Британский ученый Э. Фокс, посетивший Соломоновы острова в начале нынешнего века, в выпущенной им книге «На пороге Тихого океана»{9} также подчеркивал стабильность внутренней жизни островитян, сохранивших старинные традиции и обычаи.

Изучая жизнь островитян, Фокс отмечал жестокость обычаев. Так, на острове Сан-Кристобаль первого ребенка отец живым закапывал в землю. Пленники, приведенные в деревню, либо затаптывались живыми, либо сжигались.

Повсеместно был распространен культ предков. Когда человек умирал, его родственник отправлялся в дом покойника с удочкой и размахивал ею над трупом до тех пор, пока, по его мнению, дух умершего не входил в орех бетеля, надетый на конец лески. Этот орех затем хранился в семье умершего. Родственники охотились к тому же за злыми духами, которые, как они полагали, выходили из тела. Если удочка начинала сгибаться, это значило, что злые духи схвачены и могут быть выброшены в море. Древние погребальные обряды сохранялись в неприкосновенности. Так, если мужчина был убит на войне, его кремировали ночью. Вождя клана хоронили на усеченных пирамидах до 10 м высотой. На каждой пирамиде высекались каменные ступени, заканчивавшиеся плоской площадкой для совершения жертвоприношения. Каждый день тело умершего носили к потоку для омывания. Когда же оставался только скелет, его помещали в каноэ, которое устанавливали на вершине пирамиды. Считалось, что на нем вождь достигнет солнца.

Общее число жителей Соломоновых островов до прихода европейцев неизвестно. Ч. Вудфорт предполагал, что их насчитывалось не менее 200 тыс. По плотности населения на первом месте стояли острова Бугенвиль и Ма-лаита, а также островки, расположенные в лагунах больших островов (например, на островке Сулуфоу в лагуне Лау в 1927 г. имелось 300 жителей, в то время как на более чем 30 островах всей группы Лау 5–6 тыс.). За ними шли Гуадалканал, Санта-Исабель, Сан-Кристобаль, Шуазёль. В основном люди жили во внутренних районах больших островов. Здесь они занимались земледелием. В прибрежных районах был развит рыбный промысел. На мелких же островах аборигены и возделывали пашню, и ловили рыбу.

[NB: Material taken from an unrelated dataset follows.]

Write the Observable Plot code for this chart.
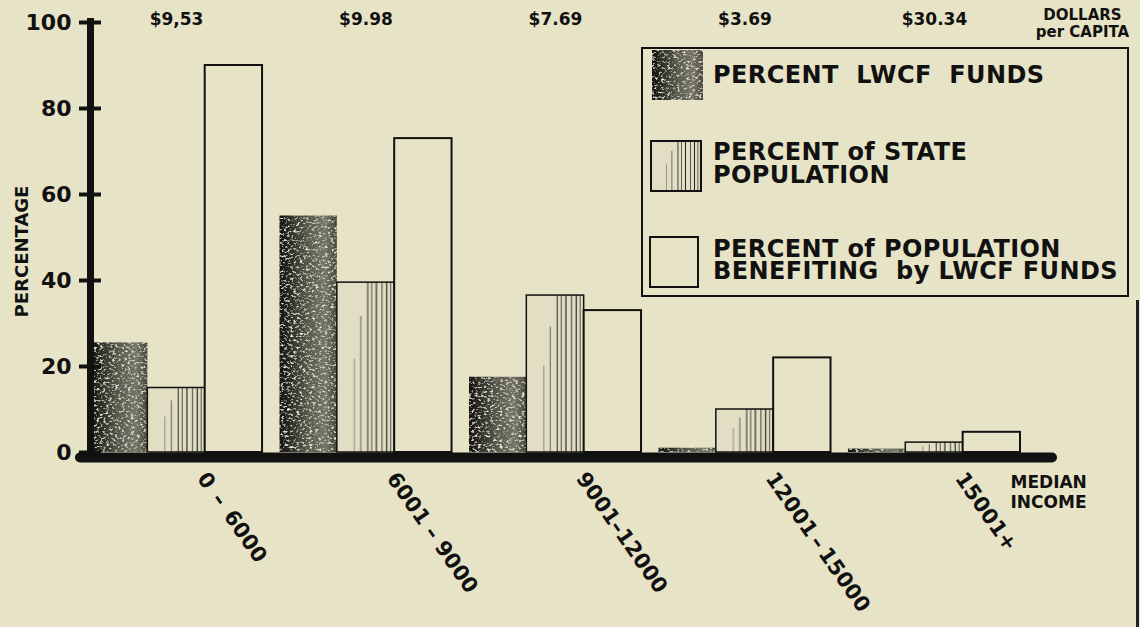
<!DOCTYPE html>
<html>
<head>
<meta charset="utf-8">
<script src="https://cdn.jsdelivr.net/npm/d3@7"></script>
<script src="https://cdn.jsdelivr.net/npm/@observablehq/plot@0.6"></script>
<style>
  html, body { margin: 0; padding: 0; background: #e7e3c6; }
  #wrap { position: relative; width: 1140px; height: 627px; overflow: hidden; background: #e7e3c6;
          font-family: "DejaVu Sans", sans-serif; font-weight: bold; color: #111; }
  #chart { position: absolute; left: 0; top: 0; }
  .abs { position: absolute; }
  .legend-box { position: absolute; left: 641px; top: 47px; width: 488px; height: 250px;
                box-sizing: border-box; border: 2px solid #111; }
  .ltext { position: absolute; left: 713px; font-size: 24px; white-space: pre; color: #111; letter-spacing: 0.4px; }
  .edge { position: absolute; left: 1136px; top: 300px; width: 3px; height: 327px; background: #222; }
</style>
</head>
<body>
<svg width="0" height="0" style="position:absolute">
  <defs>
    <linearGradient id="darkGrad" x1="0" x2="1" y1="0" y2="0">
      <stop offset="0" stop-color="#121210"/>
      <stop offset="0.14" stop-color="#26261f"/>
      <stop offset="0.5" stop-color="#5a5a4d"/>
      <stop offset="0.8" stop-color="#767665"/>
      <stop offset="1" stop-color="#45453b"/>
    </linearGradient>
    <filter id="grain" x="-5%" y="-5%" width="110%" height="110%">
      <feTurbulence type="fractalNoise" baseFrequency="0.32 0.45" numOctaves="3" seed="7" result="noise"/>
      <feColorMatrix in="noise" type="matrix"
        values="0 0 0 0 0.9  0 0 0 0 0.89  0 0 0 0 0.82  3.6 0 0 0 -1.95" result="specks"/>
      <feComposite in="specks" in2="SourceGraphic" operator="in" result="clipped"/>
      <feMerge><feMergeNode in="SourceGraphic"/><feMergeNode in="clipped"/></feMerge>
    </filter>
    <pattern id="stripeFill" patternUnits="objectBoundingBox" patternContentUnits="objectBoundingBox" x="0" y="0" width="1" height="1">
      <rect x="0" y="0" width="1" height="1" fill="#e2dec3"/>
      <rect x="0.30" y="0.45" width="0.014" height="0.55" fill="#777"/>
      <rect x="0.41" y="0.2" width="0.016" height="0.8" fill="#555"/>
      <rect x="0.53" y="0" width="0.018" height="1" fill="#333"/>
      <rect x="0.60" y="0" width="0.016" height="1" fill="#444"/>
      <rect x="0.68" y="0" width="0.02" height="1" fill="#222"/>
      <rect x="0.78" y="0" width="0.016" height="1" fill="#333"/>
      <rect x="0.86" y="0" width="0.02" height="1" fill="#222"/>
      <rect x="0.93" y="0" width="0.016" height="1" fill="#444"/>
    </pattern>
  </defs>
</svg>

<div id="wrap">
  <div id="chart"></div>
  <div class="legend-box"></div>
  <svg class="abs" style="left:652px;top:50px" width="51" height="50">
    <g filter="url(#grain)"><rect x="0" y="0" width="51" height="50" fill="url(#darkGrad)"/></g>
  </svg>
  <div class="ltext" id="leg1" style="top:64px;line-height:22px"></div>
  <svg class="abs" style="left:650px;top:140px" width="52" height="52">
    <rect x="1" y="1" width="50" height="50" fill="url(#stripeFill)" stroke="#111" stroke-width="2"/>
  </svg>
  <div class="ltext" id="leg2" style="top:141px;line-height:23px"></div>
  <svg class="abs" style="left:649px;top:236px" width="52" height="53">
    <rect x="1" y="1" width="48" height="50" fill="#e7e3c6" stroke="#111" stroke-width="2"/>
  </svg>
  <div class="ltext" id="leg3" style="top:239px;line-height:21.5px"></div>
  <div class="edge"></div>
</div>

<script>
// ---- data ----
const groups = ["0\u2002\u2013\u20026000", "6001 \u2013 9000", "9001\u201312000", "12001\u2009\u2013\u200915000", "15001+"];
const lwcfFunds = [25.5, 55, 17.5, 1, 0.8];
const statePopulation = [15, 39.5, 36.5, 10, 2.3];
const benefitingPopulation = [90, 73, 33, 22, 4.7];
const dollarsPerCapita = ["$9,53", "$9.98", "$7.69", "$3.69", "$30.34"];
const yTicks = [0, 20, 40, 60, 80, 100];
const seriesNames = ["PERCENT  LWCF  FUNDS", "PERCENT of STATE\nPOPULATION", "PERCENT of POPULATION\nBENEFITING  by LWCF FUNDS"];
const yLabel = "PERCENTAGE";
const xLabel = "MEDIAN\nINCOME";
const topLabel = "DOLLARS\nper CAPITA";

// legend texts
document.getElementById("leg1").textContent = seriesNames[0];
document.getElementById("leg2").textContent = seriesNames[1];
document.getElementById("leg3").textContent = seriesNames[2];

const rows = groups.map((g, i) => ({
  group: g,
  lwcf: lwcfFunds[i],
  state: statePopulation[i],
  benefit: benefitingPopulation[i],
  dollars: dollarsPerCapita[i]
}));

const W = 1140, H = 627;
const mL = 90, mR = 120, mT = 22, mB = 175;
const xOpts = {type: "band", domain: groups, paddingInner: 0.092, paddingOuter: 0, align: 0.5, round: false};
const bw = Plot.scale({x: {...xOpts, range: [mL, W - mR]}}).bandwidth;
const third = bw / 3;
const ink = "#111";

const chart = Plot.plot({
  width: W,
  height: H,
  marginLeft: mL,
  marginRight: mR,
  marginTop: mT,
  marginBottom: mB,
  style: {background: "transparent", fontFamily: "DejaVu Sans", fontWeight: "bold", color: ink, overflow: "visible"},
  x: {...xOpts, axis: null},
  y: {domain: [0, 100], axis: null},
  marks: [
    Plot.barY(rows, {x: "group", y: "lwcf", fill: "url(#darkGrad)", insetRight: 2 * third}),
    Plot.barY(rows, {x: "group", y: "state", fill: "url(#stripeFill)", stroke: ink, strokeWidth: 1.5, insetLeft: third, insetRight: third}),
    Plot.barY(rows, {x: "group", y: "benefit", fill: "#e7e3c6", stroke: ink, strokeWidth: 2, insetLeft: 2 * third}),
    // baseline (x axis line)
    Plot.ruleY([0], {stroke: ink, strokeWidth: 10, dy: 5, insetLeft: -10, insetRight: -32, strokeLinecap: "round"}),
    // vertical y axis line
    Plot.ruleX([groups[0]], {stroke: ink, strokeWidth: 7, dx: -bw / 2, insetTop: -4, insetBottom: -10}),
    Plot.axisY(yTicks, {tickSize: 22, dx: 11, tickPadding: 8, fontSize: 22, fontWeight: "bold", strokeWidth: 4, color: ink, label: null}),
    // rotated x category labels
    Plot.text(groups, {x: d => d, text: d => d, frameAnchor: "bottom", rotate: 55, textAnchor: "start", dx: 20, dy: 26, fontSize: 21, fill: ink}),
    // dollars per capita
    Plot.text(rows, {x: "group", text: "dollars", frameAnchor: "top", lineAnchor: "middle", dy: -3, fontSize: 17, fill: ink}),
    Plot.text([yLabel], {text: d => d, frameAnchor: "left", rotate: -90, textAnchor: "middle", dx: -68, dy: 14, fontSize: 18, fill: ink}),
    Plot.text([xLabel], {text: d => d, frameAnchor: "bottom-right", textAnchor: "start", lineAnchor: "top", dx: -10, dy: 21, fontSize: 17, lineHeight: 1.18, fill: ink}),
    Plot.text([topLabel], {text: d => d, frameAnchor: "top-right", textAnchor: "middle", lineAnchor: "top", dx: 62, dy: -14, fontSize: 15, lineHeight: 1.1, fill: ink})
  ]
});

// apply the grain texture to the dark bars
chart.querySelectorAll('[fill="url(#darkGrad)"]').forEach(el => el.setAttribute("filter", "url(#grain)"));
document.getElementById("chart").appendChild(chart);
</script>
</body>
</html>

Как правило, чем дальше от побережья обитали островитяне, тем компактнее выглядели их социальные группы. Если в прибрежной полосе деревни состояли из нескольких десятков домов, то в глубинных районах — лишь из двух-трех, и жили в них только самые близкие родственники и их семьи.

Население и глубинных, и прибрежных районов объединялось в союзы на территории в несколько десятков квадратных километров. Основой такого объединения служили единство языка и родство.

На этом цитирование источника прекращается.